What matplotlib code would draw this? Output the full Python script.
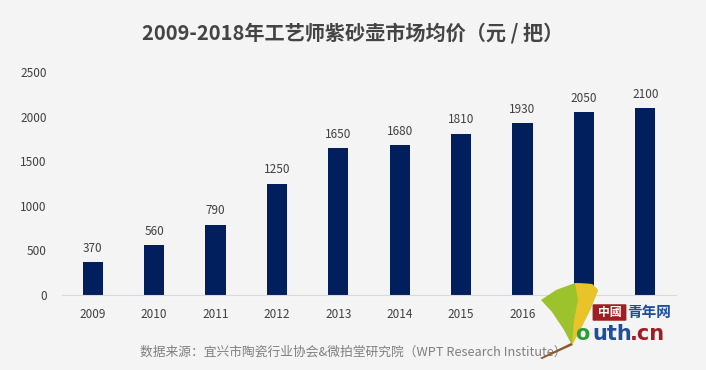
import matplotlib.pyplot as plt
from matplotlib.patches import Polygon, FancyBboxPatch
import numpy as np

plt.rcParams['font.family'] = ['Noto Sans CJK SC', 'DejaVu Sans']

# data
years = ['2009', '2010', '2011', '2012', '2013', '2014', '2015', '2016', '2017', '2018']
prices = [370, 560, 790, 1250, 1650, 1680, 1810, 1930, 2050, 2100]
yticks = [0, 500, 1000, 1500, 2000, 2500]

bg = '#f4f4f4'
navy = '#001f5c'
txt = '#404040'

fig = plt.figure(figsize=(7.06, 3.70), dpi=100, facecolor=bg)
ax = fig.add_axes([62 / 706, 75 / 370, 614 / 706, 223 / 370])
ax.set_facecolor(bg)

x = np.arange(len(years))
ax.bar(x, prices, width=0.33, color=navy, zorder=2)
for xi, v in zip(x, prices):
    ax.text(xi, v + 80, str(v), ha='center', va='bottom', fontsize=8.5, color=txt)

ax.set_xlim(-0.5, len(years) - 0.5)
ax.set_ylim(0, 2500)
ax.set_xticks(x)
ax.set_xticklabels(years, fontsize=8.5, color=txt)
ax.set_yticks(yticks)
ax.set_yticklabels([str(t) for t in yticks], fontsize=8.5, color=txt)
ax.tick_params(length=0, pad=9)
ax.tick_params(axis='y', pad=11)
for s in ['top', 'right', 'left']:
    ax.spines[s].set_visible(False)
ax.spines['bottom'].set_color('#d9d9d9')

fig.text(0.5, 1 - 33 / 370, '2009-2018年工艺师紫砂壶市场均价（元 / 把）',
         ha='center', va='center', fontsize=14.5, color='#444444', fontweight='bold')
fig.text(0.5, 1 - 352 / 370, '数据来源：宜兴市陶瓷行业协会&微拍堂研究院（WPT Research Institute）',
         ha='center', va='center', fontsize=9.2, color='#7f7f7f')

# watermark logo (rough approximation), drawn over the last tick labels like in the source
T = fig.transFigure


def P(px, py):
    return [px / 706, 1 - py / 370]


cover = FancyBboxPatch(P(578, 345), 96 / 706, 43 / 370, boxstyle='square,pad=0',
                       transform=T, facecolor=bg, edgecolor='none', zorder=4)
fig.patches.append(cover)
leaf = Polygon([P(541, 300), P(556, 290), P(575, 283), P(592, 284), P(598, 290),
                P(590, 310), P(580, 330), P(572, 345), P(564, 330), P(552, 312)],
               closed=True, transform=T, facecolor='#9cc22c', edgecolor='none', zorder=5)
fig.patches.append(leaf)
leaf2 = Polygon([P(575, 283), P(592, 284), P(598, 290), P(590, 310), P(580, 330), P(572, 345),
                 P(574, 320), P(578, 300)],
                closed=True, transform=T, facecolor='#e8c42a', edgecolor='none', zorder=5)
fig.patches.append(leaf2)
stem = Polygon([P(571, 343), P(540, 358), P(542, 359), P(573, 345)],
               closed=True, transform=T, facecolor='#8a5a2a', edgecolor='none', zorder=5)
fig.patches.append(stem)
box = FancyBboxPatch(P(594, 320), 31 / 706, 15 / 370,
                     boxstyle='round,pad=0.002', transform=T,
                     facecolor='#a01e22', edgecolor='none', zorder=5)
fig.patches.append(box)
fig.text(609.5 / 706, 1 - 312.5 / 370, '中國', ha='center', va='center', fontsize=8.5,
         color='white', fontweight='bold', zorder=6)
fig.text(627 / 706, 1 - 312 / 370, '青年网', ha='left', va='center', fontsize=10.5,
         color='#1f4e9a', fontweight='bold', zorder=6)
fig.text(575 / 706, 1 - 334 / 370, 'o', ha='left', va='center', fontsize=15,
         color='#2e9a3a', fontweight='bold', family='DejaVu Sans', zorder=6)
fig.text(592 / 706, 1 - 334 / 370, 'uth', ha='left', va='center', fontsize=15,
         color='#1f4e9a', fontweight='bold', family='DejaVu Sans', zorder=6)
fig.text(630 / 706, 1 - 334 / 370, '.cn', ha='left', va='center', fontsize=15,
         color='#a01e22', fontweight='bold', family='DejaVu Sans', zorder=6)

fig.savefig('out.png', dpi=100, facecolor=bg)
□ □ □
What the task requires:
Point out every line holding the string "matplotlib" and copy it.

Answer to this problem:
What matplotlib code would draw this? Output the full Python script.
import matplotlib.pyplot as plt
from matplotlib.patches import Polygon, FancyBboxPatch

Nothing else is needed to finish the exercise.